**TASK PROMPT**
In the entries below, find the line containing "What React, TypeScript" and the line containing "Chart.register(...registerables);". Copy those two lines and everything between them exactly, without the pictures.

**MATERIAL PROVIDED**
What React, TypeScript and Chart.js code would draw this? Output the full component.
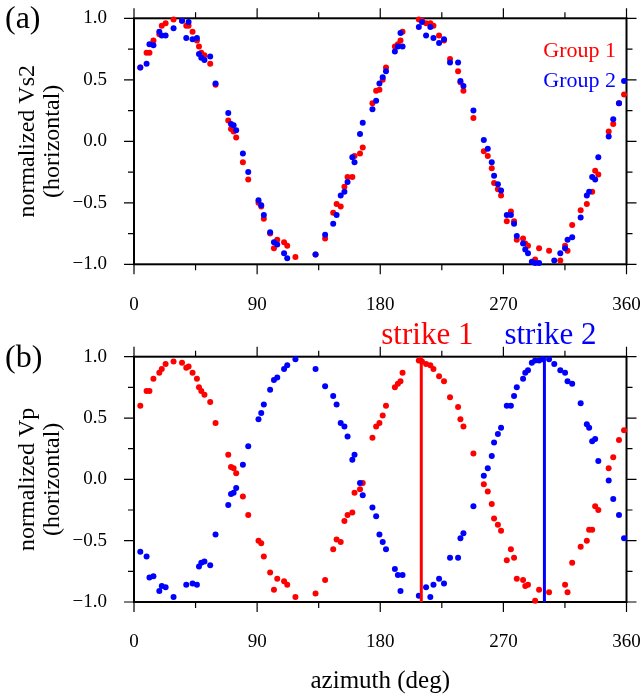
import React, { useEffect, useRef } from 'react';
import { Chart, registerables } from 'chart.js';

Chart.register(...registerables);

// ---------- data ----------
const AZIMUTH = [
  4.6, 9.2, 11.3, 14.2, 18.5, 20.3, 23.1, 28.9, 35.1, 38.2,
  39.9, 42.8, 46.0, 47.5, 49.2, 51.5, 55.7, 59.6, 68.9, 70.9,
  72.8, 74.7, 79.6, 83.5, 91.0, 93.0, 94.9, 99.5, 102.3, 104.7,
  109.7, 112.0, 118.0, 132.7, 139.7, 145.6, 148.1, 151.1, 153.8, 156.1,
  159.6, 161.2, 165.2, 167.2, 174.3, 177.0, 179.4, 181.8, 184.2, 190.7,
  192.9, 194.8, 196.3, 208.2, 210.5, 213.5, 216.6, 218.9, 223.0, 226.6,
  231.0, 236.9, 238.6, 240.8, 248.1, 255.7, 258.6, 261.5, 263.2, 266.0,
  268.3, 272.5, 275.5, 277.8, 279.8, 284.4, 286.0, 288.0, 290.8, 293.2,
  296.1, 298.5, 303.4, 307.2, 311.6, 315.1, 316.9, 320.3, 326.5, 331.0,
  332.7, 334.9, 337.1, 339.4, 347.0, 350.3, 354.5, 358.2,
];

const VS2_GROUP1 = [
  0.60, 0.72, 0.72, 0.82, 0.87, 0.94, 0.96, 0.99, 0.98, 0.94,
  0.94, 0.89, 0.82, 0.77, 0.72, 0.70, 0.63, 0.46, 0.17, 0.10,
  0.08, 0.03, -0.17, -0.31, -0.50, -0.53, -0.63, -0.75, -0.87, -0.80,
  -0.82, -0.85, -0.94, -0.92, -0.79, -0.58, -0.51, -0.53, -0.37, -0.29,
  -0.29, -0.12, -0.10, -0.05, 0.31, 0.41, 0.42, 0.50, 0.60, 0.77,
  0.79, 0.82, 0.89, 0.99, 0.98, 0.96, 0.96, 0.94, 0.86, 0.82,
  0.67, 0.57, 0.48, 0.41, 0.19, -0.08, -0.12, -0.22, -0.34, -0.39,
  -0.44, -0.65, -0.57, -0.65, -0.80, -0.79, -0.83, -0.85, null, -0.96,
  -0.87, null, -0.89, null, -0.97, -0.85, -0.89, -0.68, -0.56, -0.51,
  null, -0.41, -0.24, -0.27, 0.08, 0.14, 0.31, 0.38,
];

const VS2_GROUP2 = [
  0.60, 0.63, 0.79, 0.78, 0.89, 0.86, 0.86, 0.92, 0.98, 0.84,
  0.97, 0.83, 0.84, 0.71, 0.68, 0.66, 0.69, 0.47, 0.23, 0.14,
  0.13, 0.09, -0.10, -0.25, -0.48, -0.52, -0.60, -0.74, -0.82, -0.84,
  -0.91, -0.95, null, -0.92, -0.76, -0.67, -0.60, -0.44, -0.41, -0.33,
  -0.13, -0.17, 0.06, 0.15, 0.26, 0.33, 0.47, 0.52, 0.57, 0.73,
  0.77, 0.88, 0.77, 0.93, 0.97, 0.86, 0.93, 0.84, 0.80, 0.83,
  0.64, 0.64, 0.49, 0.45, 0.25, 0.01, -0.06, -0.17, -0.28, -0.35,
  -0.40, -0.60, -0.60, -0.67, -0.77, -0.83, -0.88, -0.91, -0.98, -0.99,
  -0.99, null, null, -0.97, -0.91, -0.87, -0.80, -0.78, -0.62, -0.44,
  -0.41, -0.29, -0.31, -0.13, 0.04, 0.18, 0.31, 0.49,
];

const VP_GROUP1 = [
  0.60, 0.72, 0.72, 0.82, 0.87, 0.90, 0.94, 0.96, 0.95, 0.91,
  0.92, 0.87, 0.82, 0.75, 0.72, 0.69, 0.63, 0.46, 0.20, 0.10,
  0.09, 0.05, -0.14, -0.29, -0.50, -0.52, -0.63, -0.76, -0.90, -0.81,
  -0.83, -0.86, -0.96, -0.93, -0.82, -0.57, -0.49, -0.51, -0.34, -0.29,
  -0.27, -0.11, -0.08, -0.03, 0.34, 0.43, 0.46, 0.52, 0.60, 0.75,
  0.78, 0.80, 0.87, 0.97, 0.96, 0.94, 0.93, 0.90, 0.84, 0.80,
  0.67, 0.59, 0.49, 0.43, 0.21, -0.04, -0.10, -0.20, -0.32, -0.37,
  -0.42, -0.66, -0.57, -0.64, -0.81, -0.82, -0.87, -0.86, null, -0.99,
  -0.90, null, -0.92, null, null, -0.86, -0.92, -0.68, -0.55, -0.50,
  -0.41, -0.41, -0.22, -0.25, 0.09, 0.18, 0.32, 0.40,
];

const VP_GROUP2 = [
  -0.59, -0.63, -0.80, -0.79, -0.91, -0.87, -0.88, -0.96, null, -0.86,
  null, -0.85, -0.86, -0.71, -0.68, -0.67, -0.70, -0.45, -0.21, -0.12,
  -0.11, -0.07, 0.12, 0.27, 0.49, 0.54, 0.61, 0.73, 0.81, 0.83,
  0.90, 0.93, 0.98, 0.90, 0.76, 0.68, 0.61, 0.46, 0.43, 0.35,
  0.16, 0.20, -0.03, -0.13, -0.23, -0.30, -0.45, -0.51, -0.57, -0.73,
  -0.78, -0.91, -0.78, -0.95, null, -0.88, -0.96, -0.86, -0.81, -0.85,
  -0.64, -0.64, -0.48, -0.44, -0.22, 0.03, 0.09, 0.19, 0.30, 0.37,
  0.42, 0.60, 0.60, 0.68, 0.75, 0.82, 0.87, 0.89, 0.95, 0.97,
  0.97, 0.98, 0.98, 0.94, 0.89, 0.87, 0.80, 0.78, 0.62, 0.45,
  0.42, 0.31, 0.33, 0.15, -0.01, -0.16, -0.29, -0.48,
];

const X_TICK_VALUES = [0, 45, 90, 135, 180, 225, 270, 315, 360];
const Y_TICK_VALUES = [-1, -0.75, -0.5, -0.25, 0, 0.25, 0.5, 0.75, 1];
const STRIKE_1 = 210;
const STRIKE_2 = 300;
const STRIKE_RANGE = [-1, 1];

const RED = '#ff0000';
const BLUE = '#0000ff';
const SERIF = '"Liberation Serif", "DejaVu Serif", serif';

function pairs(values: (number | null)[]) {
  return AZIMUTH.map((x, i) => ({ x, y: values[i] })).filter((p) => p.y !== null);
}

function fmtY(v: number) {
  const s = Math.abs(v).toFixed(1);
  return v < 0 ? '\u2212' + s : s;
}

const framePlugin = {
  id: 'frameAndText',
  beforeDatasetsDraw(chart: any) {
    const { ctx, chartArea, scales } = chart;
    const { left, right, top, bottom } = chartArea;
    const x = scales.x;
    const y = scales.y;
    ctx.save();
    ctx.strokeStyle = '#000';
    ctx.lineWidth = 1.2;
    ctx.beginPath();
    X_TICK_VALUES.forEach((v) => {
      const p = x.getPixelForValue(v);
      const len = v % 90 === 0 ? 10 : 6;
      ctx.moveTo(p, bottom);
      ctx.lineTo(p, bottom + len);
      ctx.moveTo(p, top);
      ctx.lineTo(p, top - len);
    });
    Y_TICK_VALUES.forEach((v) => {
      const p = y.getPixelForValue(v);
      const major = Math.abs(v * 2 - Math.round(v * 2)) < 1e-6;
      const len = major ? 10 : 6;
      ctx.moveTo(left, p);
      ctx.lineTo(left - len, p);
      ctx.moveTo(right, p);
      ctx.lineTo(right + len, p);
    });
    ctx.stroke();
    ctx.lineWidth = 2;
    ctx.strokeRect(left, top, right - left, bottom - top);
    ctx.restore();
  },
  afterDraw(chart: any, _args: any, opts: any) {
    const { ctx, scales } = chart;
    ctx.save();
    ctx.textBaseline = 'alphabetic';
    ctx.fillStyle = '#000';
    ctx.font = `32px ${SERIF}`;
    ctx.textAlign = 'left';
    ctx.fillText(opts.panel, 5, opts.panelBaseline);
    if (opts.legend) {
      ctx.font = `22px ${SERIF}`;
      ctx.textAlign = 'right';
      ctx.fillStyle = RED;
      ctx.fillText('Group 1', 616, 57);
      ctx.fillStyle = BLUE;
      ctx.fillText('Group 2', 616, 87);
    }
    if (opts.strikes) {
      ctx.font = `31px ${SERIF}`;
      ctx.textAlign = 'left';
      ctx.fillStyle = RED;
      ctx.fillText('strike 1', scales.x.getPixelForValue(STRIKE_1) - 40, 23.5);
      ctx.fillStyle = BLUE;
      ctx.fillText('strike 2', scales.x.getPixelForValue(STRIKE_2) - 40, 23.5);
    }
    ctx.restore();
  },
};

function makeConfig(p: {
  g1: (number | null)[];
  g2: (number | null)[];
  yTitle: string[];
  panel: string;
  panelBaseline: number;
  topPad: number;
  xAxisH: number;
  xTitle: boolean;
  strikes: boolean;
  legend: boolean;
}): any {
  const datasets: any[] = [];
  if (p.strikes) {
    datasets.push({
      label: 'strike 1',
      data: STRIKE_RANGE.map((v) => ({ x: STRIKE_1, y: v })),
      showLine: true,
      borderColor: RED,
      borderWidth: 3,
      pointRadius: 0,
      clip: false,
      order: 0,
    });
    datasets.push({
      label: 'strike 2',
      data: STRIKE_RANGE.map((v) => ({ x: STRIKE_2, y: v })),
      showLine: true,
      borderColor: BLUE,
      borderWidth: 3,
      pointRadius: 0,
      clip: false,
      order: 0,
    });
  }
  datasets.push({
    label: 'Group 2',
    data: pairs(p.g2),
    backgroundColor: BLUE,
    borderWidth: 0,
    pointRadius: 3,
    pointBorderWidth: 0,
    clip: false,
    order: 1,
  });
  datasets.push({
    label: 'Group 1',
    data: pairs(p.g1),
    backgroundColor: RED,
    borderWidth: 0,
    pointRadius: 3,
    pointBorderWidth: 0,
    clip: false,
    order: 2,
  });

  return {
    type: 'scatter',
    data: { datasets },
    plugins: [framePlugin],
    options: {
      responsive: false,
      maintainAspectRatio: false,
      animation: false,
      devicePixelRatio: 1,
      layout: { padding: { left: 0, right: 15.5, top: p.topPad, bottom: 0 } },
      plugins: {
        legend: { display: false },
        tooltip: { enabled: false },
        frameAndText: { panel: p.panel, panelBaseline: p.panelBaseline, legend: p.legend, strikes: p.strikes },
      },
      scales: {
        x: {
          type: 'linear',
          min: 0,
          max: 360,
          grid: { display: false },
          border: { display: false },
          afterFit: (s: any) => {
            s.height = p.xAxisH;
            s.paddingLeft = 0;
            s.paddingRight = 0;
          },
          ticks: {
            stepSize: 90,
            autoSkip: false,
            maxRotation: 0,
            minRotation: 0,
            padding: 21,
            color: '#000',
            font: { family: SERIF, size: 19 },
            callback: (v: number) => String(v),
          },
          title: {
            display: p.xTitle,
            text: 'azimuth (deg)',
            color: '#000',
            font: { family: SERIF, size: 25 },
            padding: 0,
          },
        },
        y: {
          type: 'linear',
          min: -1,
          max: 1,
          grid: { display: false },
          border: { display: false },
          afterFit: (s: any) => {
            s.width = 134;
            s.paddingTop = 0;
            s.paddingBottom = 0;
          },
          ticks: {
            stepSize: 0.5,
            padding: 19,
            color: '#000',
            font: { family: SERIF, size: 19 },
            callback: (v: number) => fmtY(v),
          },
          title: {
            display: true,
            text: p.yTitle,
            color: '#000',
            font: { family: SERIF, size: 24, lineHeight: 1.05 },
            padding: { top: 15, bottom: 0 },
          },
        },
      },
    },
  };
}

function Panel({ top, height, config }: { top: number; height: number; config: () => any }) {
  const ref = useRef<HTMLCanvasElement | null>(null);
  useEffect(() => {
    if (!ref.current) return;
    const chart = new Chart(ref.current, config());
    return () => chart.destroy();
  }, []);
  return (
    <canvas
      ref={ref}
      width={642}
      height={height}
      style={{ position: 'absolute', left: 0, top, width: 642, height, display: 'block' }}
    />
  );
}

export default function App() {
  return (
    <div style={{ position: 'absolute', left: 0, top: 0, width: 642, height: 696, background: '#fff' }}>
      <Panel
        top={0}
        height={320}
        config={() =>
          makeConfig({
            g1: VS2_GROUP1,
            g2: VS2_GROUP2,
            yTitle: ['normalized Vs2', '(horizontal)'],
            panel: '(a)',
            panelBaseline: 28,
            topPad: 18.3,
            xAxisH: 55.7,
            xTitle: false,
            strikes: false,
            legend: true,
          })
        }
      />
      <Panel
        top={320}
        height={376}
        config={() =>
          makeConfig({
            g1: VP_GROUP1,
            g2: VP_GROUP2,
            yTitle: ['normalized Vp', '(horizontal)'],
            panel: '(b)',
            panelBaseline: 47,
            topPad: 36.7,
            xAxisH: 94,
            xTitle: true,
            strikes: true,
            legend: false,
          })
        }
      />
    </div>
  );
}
==
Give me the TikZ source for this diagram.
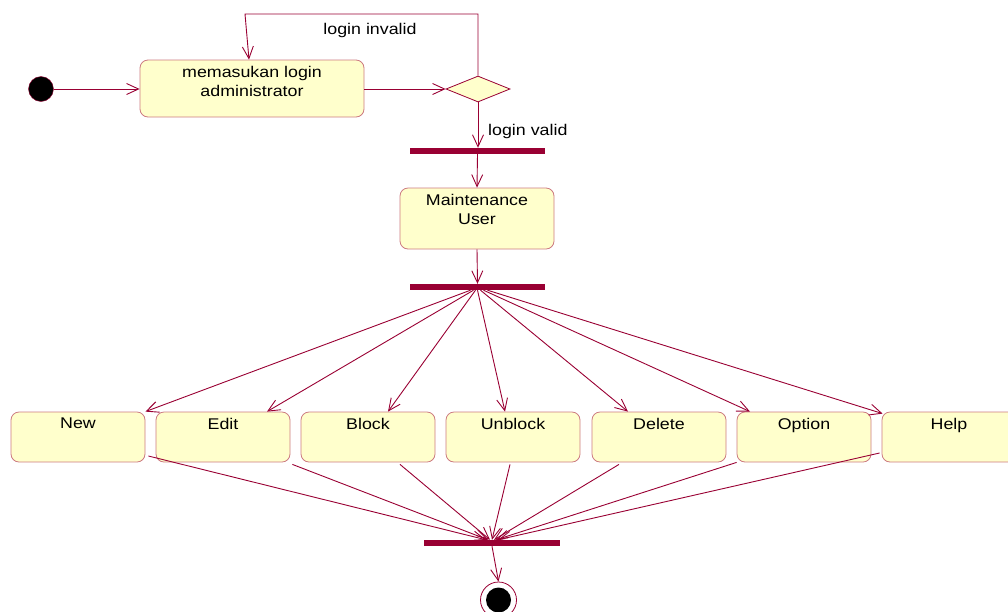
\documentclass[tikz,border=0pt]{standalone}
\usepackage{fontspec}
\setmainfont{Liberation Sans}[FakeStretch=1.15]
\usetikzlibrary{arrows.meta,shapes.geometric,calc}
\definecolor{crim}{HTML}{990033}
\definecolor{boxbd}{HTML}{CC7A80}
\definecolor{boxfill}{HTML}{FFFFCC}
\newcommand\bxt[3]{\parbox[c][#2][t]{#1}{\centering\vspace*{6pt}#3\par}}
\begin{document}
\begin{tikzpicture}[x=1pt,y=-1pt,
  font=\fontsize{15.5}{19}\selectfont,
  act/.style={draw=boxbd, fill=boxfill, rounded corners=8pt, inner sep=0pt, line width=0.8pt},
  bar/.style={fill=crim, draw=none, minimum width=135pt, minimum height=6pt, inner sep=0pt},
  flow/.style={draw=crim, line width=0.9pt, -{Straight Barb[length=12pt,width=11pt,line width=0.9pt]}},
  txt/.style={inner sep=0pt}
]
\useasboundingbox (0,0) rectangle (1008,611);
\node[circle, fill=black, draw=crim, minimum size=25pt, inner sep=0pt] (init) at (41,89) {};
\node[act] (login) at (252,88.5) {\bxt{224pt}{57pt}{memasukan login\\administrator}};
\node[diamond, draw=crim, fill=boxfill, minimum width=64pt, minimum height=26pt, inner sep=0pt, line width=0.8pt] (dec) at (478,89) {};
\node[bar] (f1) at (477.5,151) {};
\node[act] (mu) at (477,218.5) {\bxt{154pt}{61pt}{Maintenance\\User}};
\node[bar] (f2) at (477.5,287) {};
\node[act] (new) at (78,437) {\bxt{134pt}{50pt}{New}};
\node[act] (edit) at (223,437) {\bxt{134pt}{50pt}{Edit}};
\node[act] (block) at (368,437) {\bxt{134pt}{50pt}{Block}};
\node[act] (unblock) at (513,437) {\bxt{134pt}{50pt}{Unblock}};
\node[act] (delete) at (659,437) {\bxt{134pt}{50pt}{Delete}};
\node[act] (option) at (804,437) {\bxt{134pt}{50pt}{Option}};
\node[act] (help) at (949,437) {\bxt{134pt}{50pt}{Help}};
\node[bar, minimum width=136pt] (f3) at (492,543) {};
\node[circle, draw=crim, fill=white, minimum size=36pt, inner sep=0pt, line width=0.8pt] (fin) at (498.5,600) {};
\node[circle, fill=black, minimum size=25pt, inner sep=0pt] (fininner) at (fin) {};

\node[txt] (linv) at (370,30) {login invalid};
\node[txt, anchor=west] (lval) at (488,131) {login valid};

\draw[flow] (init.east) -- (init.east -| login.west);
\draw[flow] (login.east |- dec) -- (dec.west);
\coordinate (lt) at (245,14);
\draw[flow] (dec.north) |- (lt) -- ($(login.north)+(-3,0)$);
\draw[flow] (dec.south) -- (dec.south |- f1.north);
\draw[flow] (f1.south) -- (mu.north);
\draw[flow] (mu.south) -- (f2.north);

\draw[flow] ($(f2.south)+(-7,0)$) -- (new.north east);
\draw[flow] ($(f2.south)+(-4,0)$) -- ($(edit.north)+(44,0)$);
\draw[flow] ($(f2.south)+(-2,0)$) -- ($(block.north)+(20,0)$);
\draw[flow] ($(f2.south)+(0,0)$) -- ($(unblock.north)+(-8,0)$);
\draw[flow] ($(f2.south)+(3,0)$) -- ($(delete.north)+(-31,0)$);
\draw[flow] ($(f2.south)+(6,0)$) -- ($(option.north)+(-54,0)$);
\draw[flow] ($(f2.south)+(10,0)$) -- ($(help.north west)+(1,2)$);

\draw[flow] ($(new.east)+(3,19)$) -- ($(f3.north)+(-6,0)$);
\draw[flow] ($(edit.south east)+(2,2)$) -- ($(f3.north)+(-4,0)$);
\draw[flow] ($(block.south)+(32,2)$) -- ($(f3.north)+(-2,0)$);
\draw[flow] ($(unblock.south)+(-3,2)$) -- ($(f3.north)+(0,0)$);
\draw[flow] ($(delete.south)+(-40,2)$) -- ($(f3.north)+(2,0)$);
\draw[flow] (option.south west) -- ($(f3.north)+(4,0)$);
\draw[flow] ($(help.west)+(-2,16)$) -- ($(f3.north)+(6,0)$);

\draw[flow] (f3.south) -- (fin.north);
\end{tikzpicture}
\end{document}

**WRITTEN SOLUTION**
What React, TypeScript and Chart.js code would draw this? Output the full component.
import React, { useEffect, useRef } from 'react';
import { Chart, registerables } from 'chart.js';

Chart.register(...registerables);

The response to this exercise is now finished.